NASA Scientists Link Greenhouse Gases to Insects and Trees
John Bluck |
NASA Ames Research Center, Moffett Field, Calif.
650/604-5026 or 604-9000
Dec. 13, 2004
Insect control and tree planting could greatly affect Earth's greenhouse gases, according to NASA scientists. Greenhouse gases are in Earth's atmosphere and warm the planet.
The scientists presented their findings today during the fall meeting of the American Geophysical Union in the Moscone Convention Center, San Francisco. Their research showed how human control of insects, tree planting and other factors could affect Earth's greenhouse gases.
"Planting trees on marginal agricultural lands could sequester carbon and offset at least one-fifth of the annual fossil fuel emission of carbon in the United States," said Christopher Potter, a scientist at NASA Ames Research Center, Moffett Field, Calif. "Scientists also have found outbreaks of plant-eating insects may be linked with periodic droughts and heat waves in North America, which can trigger large seasonal losses of carbon dioxide back to the atmosphere." Potter added.
The scientists report a Moderate Resolution Imaging Spectroradiometer (MODIS) satellite-driven computer model that predicts forest re-growth conservatively projects, 0.3 billion metric tons of carbon could be stored annually in trees growing on relatively low-production crop or rangeland areas in the United States.

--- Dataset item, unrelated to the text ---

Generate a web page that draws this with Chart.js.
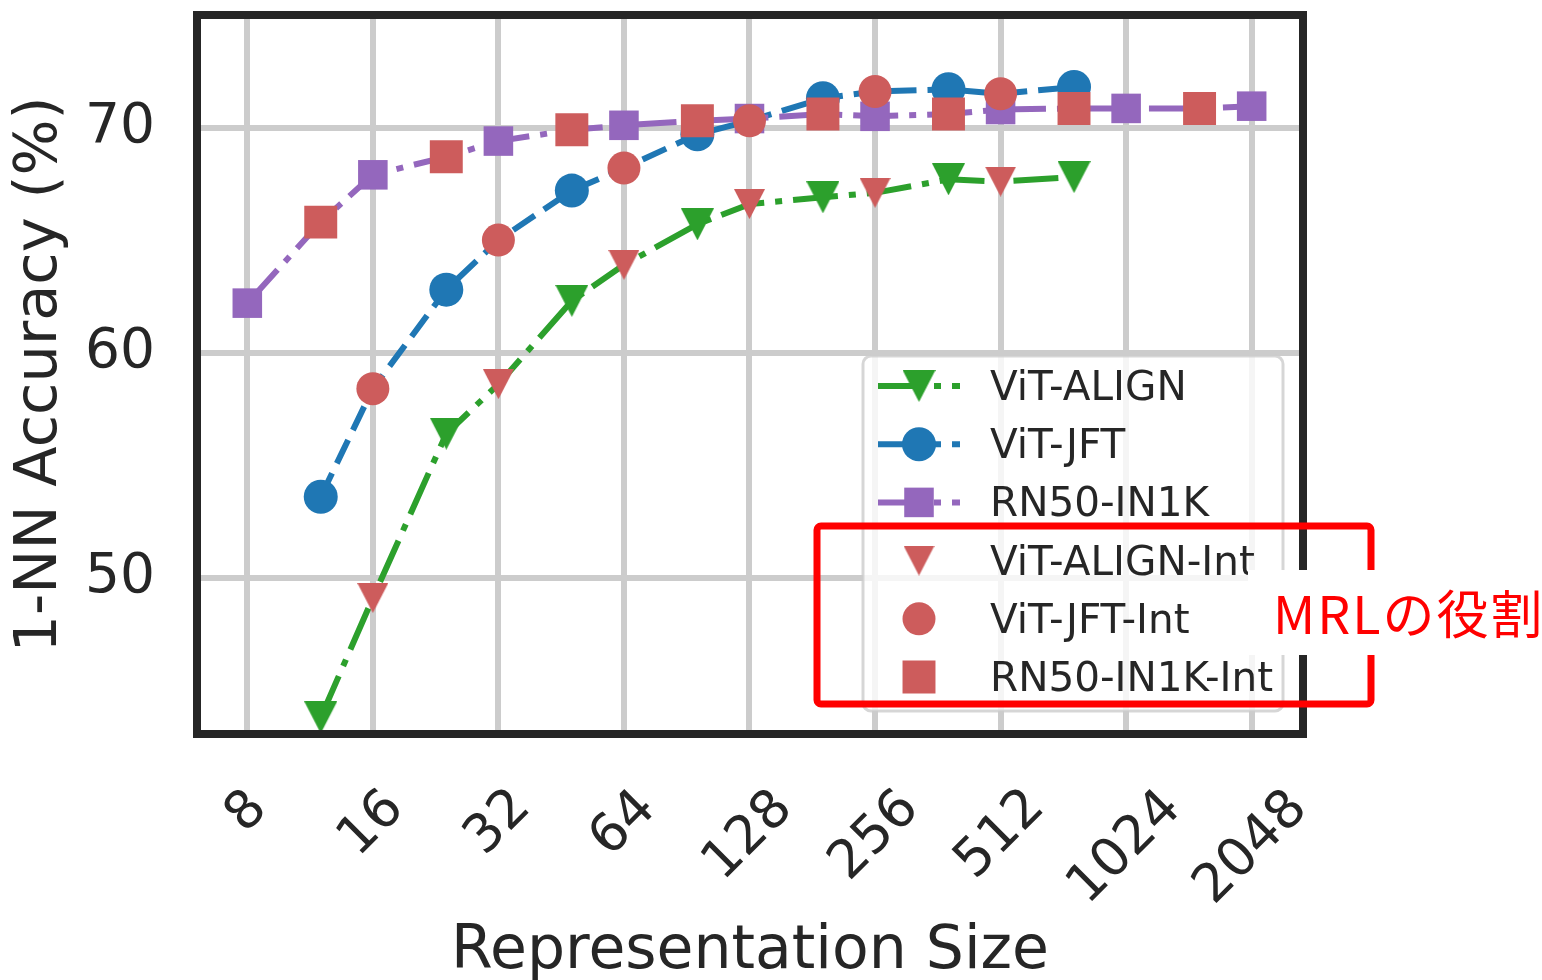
<!DOCTYPE html>
<html>
<head>
<meta charset="utf-8">
<script src="https://cdn.jsdelivr.net/npm/chart.js@4.4.1/dist/chart.umd.min.js"></script>
<style>
  html, body { margin: 0; padding: 0; background: #ffffff; }
  canvas { display: block; }
</style>
</head>
<body>
<canvas id="chart" width="1542" height="980"></canvas>
<script>
// Representation sizes (log2 axis) and tick labels
const xTicks = [8, 16, 32, 64, 128, 256, 512, 1024, 2048];
const yTicks = [50, 60, 70];

// Sizes with trained (nested) representations
const vitSizes = [12, 24, 48, 96, 192, 384, 768];
const rnSizes = [8, 16, 32, 64, 128, 256, 512, 1024, 2048];
// Sizes evaluated by interpolation
const vitIntSizes = [16, 32, 64, 128, 256, 512];
const rnIntSizes = [12, 24, 48, 96, 192, 384, 768, 1536];

// 1-NN accuracy (%)
const vitAlign = [43.8, 56.4, 62.3, 65.7, 66.9, 67.7, 67.8];
const vitJft = [53.6, 62.8, 67.2, 69.7, 71.3, 71.7, 71.8];
const rn50 = [62.2, 67.9, 69.4, 70.1, 70.4, 70.5, 70.8, 70.85, 70.95];
const vitAlignInt = [49.1, 58.6, 63.9, 66.6, 67.1, 67.6];
const vitJftInt = [58.4, 65.0, 68.2, 70.3, 71.6, 71.5];
const rn50Int = [65.8, 68.7, 69.9, 70.3, 70.6, 70.6, 70.85, 70.85];

const GREEN = '#2ca02c';
const BLUE = '#1f77b4';
const PURPLE = '#9467bd';
const INDIANRED = '#cd5c5c';
const TEXT = '#262626';
const FONT = "'DejaVu Sans'";

const LW = 6;
const DASH_DOT = [45, 11, 7, 11];
const DASHED = [26, 11];

// Down-pointing triangle marker, centred on its bounding box
function triangleDown(w, h, color) {
  const c = document.createElement('canvas');
  c.width = w; c.height = h;
  const g = c.getContext('2d');
  g.fillStyle = color;
  g.beginPath();
  g.moveTo(0, 0); g.lineTo(w, 0); g.lineTo(w / 2, h); g.closePath();
  g.fill();
  return c;
}
const triGreen = triangleDown(33, 32, GREEN);
const triRed = triangleDown(31, 30, INDIANRED);

function points(sizes, vals, mark) {
  return sizes.map((s, i) => ({ x: s, y: vals[i], mark: mark }));
}
// The curve runs through every evaluated size; markers only on trained sizes
function curve(sizes, vals, intSizes, intVals) {
  return points(sizes, vals, true).concat(points(intSizes, intVals, false))
    .sort((a, b) => a.x - b.x);
}

function lineSet(label, data, color, dash, style, radius, order) {
  return {
    label, data, order,
    borderColor: color, backgroundColor: color,
    borderWidth: LW, borderDash: dash, tension: 0, fill: false,
    pointStyle: style,
    pointRadius: c => (c.raw && c.raw.mark ? radius : 0),
    pointBackgroundColor: color, pointBorderWidth: 0,
    markerRadius: radius
  };
}
function markerSet(label, data, style, radius, order) {
  return {
    label, data, order, showLine: false,
    borderColor: INDIANRED, backgroundColor: INDIANRED,
    pointStyle: style, pointRadius: radius,
    pointBackgroundColor: INDIANRED, pointBorderWidth: 0,
    markerRadius: radius
  };
}

const datasets = [
  lineSet('ViT-ALIGN', curve(vitSizes, vitAlign, vitIntSizes, vitAlignInt), GREEN, DASH_DOT, triGreen, 16, 6),
  lineSet('ViT-JFT', curve(vitSizes, vitJft, vitIntSizes, vitJftInt), BLUE, DASHED, 'circle', 17, 5),
  lineSet('RN50-IN1K', curve(rnSizes, rn50, rnIntSizes, rn50Int), PURPLE, DASH_DOT, 'rect', 20.9, 4),
  markerSet('ViT-ALIGN-Int', points(vitIntSizes, vitAlignInt), triRed, 16, 3),
  markerSet('ViT-JFT-Int', points(vitIntSizes, vitJftInt), 'circle', 16.5, 2),
  markerSet('RN50-IN1K-Int', points(rnIntSizes, rn50Int), 'rect', 23.3, 1)
];

// Frame around the plotting area
const framePlugin = {
  id: 'frame',
  afterDatasetsDraw(chart) {
    const { ctx, chartArea: a } = chart;
    ctx.save();
    ctx.strokeStyle = TEXT;
    ctx.lineWidth = 8;
    ctx.lineJoin = 'miter';
    ctx.strokeRect(a.left, a.top, a.right - a.left, a.bottom - a.top);
    ctx.restore();
  }
};

// Rotated size labels, centred under each tick
const xLabelPlugin = {
  id: 'xlabels',
  afterDraw(chart) {
    const { ctx } = chart;
    const sx = chart.scales.x;
    ctx.save();
    ctx.font = `53px ${FONT}`;
    ctx.fillStyle = TEXT;
    ctx.textAlign = 'left';
    ctx.textBaseline = 'alphabetic';
    const top = chart.chartArea.bottom + 50;
    xTicks.forEach(v => {
      const t = String(v);
      const m = ctx.measureText(t);
      const w = m.actualBoundingBoxRight + m.actualBoundingBoxLeft;
      const h = m.actualBoundingBoxAscent + m.actualBoundingBoxDescent;
      const ext = (w + h) / Math.SQRT2;
      const cx = sx.getPixelForValue(v) - 4;
      const cy = top + ext / 2;
      const xc = (m.actualBoundingBoxRight - m.actualBoundingBoxLeft) / 2;
      const yc = (m.actualBoundingBoxDescent - m.actualBoundingBoxAscent) / 2;
      ctx.save();
      ctx.translate(cx, cy);
      ctx.rotate(-Math.PI / 4);
      ctx.fillText(t, -xc, -yc);
      ctx.restore();
    });
    ctx.restore();
  }
};

// Legend box with line + marker handles
const legendPlugin = {
  id: 'boxLegend',
  afterDraw(chart) {
    const { ctx } = chart;
    const box = { x: 863, y: 356, w: 420, h: 355 };
    ctx.save();
    ctx.beginPath();
    ctx.roundRect(box.x, box.y, box.w, box.h, 8);
    ctx.fillStyle = 'rgba(255,255,255,0.8)';
    ctx.fill();
    ctx.lineWidth = 3;
    ctx.strokeStyle = 'rgba(204,204,204,0.8)';
    ctx.stroke();

    const rowY0 = 386, rowStep = 58.2;
    const hx0 = 878, hx1 = 960, mx = 919, tx = 990;
    chart.data.datasets.forEach((ds, i) => {
      const y = rowY0 + i * rowStep;
      if (ds.showLine !== false) {
        ctx.save();
        ctx.strokeStyle = ds.borderColor;
        ctx.lineWidth = ds.borderWidth;
        ctx.setLineDash(ds.borderDash || []);
        ctx.beginPath();
        ctx.moveTo(hx0, y); ctx.lineTo(hx1, y);
        ctx.stroke();
        ctx.restore();
      }
      ctx.save();
      ctx.fillStyle = ds.pointBackgroundColor;
      Chart.helpers.drawPoint(ctx, {
        pointStyle: ds.pointStyle, radius: ds.markerRadius, rotation: 0, borderWidth: 0
      }, mx, y);
      ctx.restore();

      ctx.font = `40.5px ${FONT}`;
      ctx.fillStyle = TEXT;
      ctx.textAlign = 'left';
      ctx.textBaseline = 'alphabetic';
      ctx.fillText(ds.label, tx, y + 14);
    });
    ctx.restore();
  }
};

// Highlight around the interpolated entries, with its caption
const notePlugin = {
  id: 'note',
  afterDraw(chart) {
    const { ctx } = chart;
    ctx.save();
    ctx.beginPath();
    ctx.roundRect(817, 526, 554, 178, 4);
    ctx.lineWidth = 7;
    ctx.strokeStyle = '#ff0000';
    ctx.stroke();
    ctx.fillStyle = '#ffffff';
    ctx.fillRect(1248, 570, 294, 85);
    ctx.fillStyle = '#ff0000';
    ctx.font = "52px 'Noto Sans CJK JP'";
    ctx.letterSpacing = '2px';
    ctx.textAlign = 'left';
    ctx.textBaseline = 'alphabetic';
    ctx.fillText('MRLの役割', 1273, 634);
    ctx.restore();
  }
};

new Chart(document.getElementById('chart'), {
  type: 'line',
  data: { datasets },
  options: {
    responsive: false,
    animation: false,
    devicePixelRatio: 1,
    events: [],
    layout: { autoPadding: false, padding: { top: 15, left: 0, right: 239, bottom: 0 } },
    plugins: { legend: { display: false }, tooltip: { enabled: false } },
    scales: {
      x: {
        type: 'logarithmic',
        min: 6.06,
        max: 2719,
        afterBuildTicks: s => { s.ticks = xTicks.map(v => ({ value: v })); },
        afterFit: s => { s.height = 246; s.paddingLeft = 0; s.paddingRight = 0; },
        ticks: { display: false },
        grid: { color: '#cccccc', lineWidth: 6, drawTicks: false },
        border: { display: false },
        title: {
          display: true,
          text: 'Representation Size',
          color: TEXT,
          font: { family: FONT, size: 60, lineHeight: 1 },
          padding: { top: 0, bottom: -2 }
        }
      },
      y: {
        type: 'linear',
        min: 43.06,
        max: 75,
        afterBuildTicks: s => { s.ticks = yTicks.map(v => ({ value: v })); },
        afterFit: s => { s.width = 197; s.paddingTop = 0; s.paddingBottom = 0; },
        ticks: {
          color: TEXT,
          padding: 42,
          font: { family: FONT, size: 55 },
          callback: v => String(v)
        },
        grid: { color: '#cccccc', lineWidth: 6, drawTicks: false },
        border: { display: false },
        title: {
          display: true,
          text: '1-NN Accuracy (%)',
          color: TEXT,
          font: { family: FONT, size: 59, lineHeight: 1.2 },
          padding: { top: 5, bottom: 0 }
        }
      }
    }
  },
  plugins: [framePlugin, xLabelPlugin, legendPlugin, notePlugin]
});
</script>
</body>
</html>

A second study involved large-scale disturbances to greenhouse gases detected using global satellite data. "A historical picture is emerging of periodic droughts and heat waves, possibly coupled with herbivorous insect outbreaks, as among the most important causes of ecosystem disturbances in North America," Potter said.
The findings about tree planting and insect control were the subjects of two peer-reviewed technical papers Potter co-authored. Other co-authors of the paper related to tree planting included Matthew Fladeland, also from Ames; Steven Klooster, Vanessa Genovese and Marc Kramer, from California State University, Monterey Bay, Calif.
Potter's co-authors for the second study were Pang-Ning Tan, Michigan State University, East Lansing; Vipin Kumar, University of Minnesota, Minneapolis; and Klooster.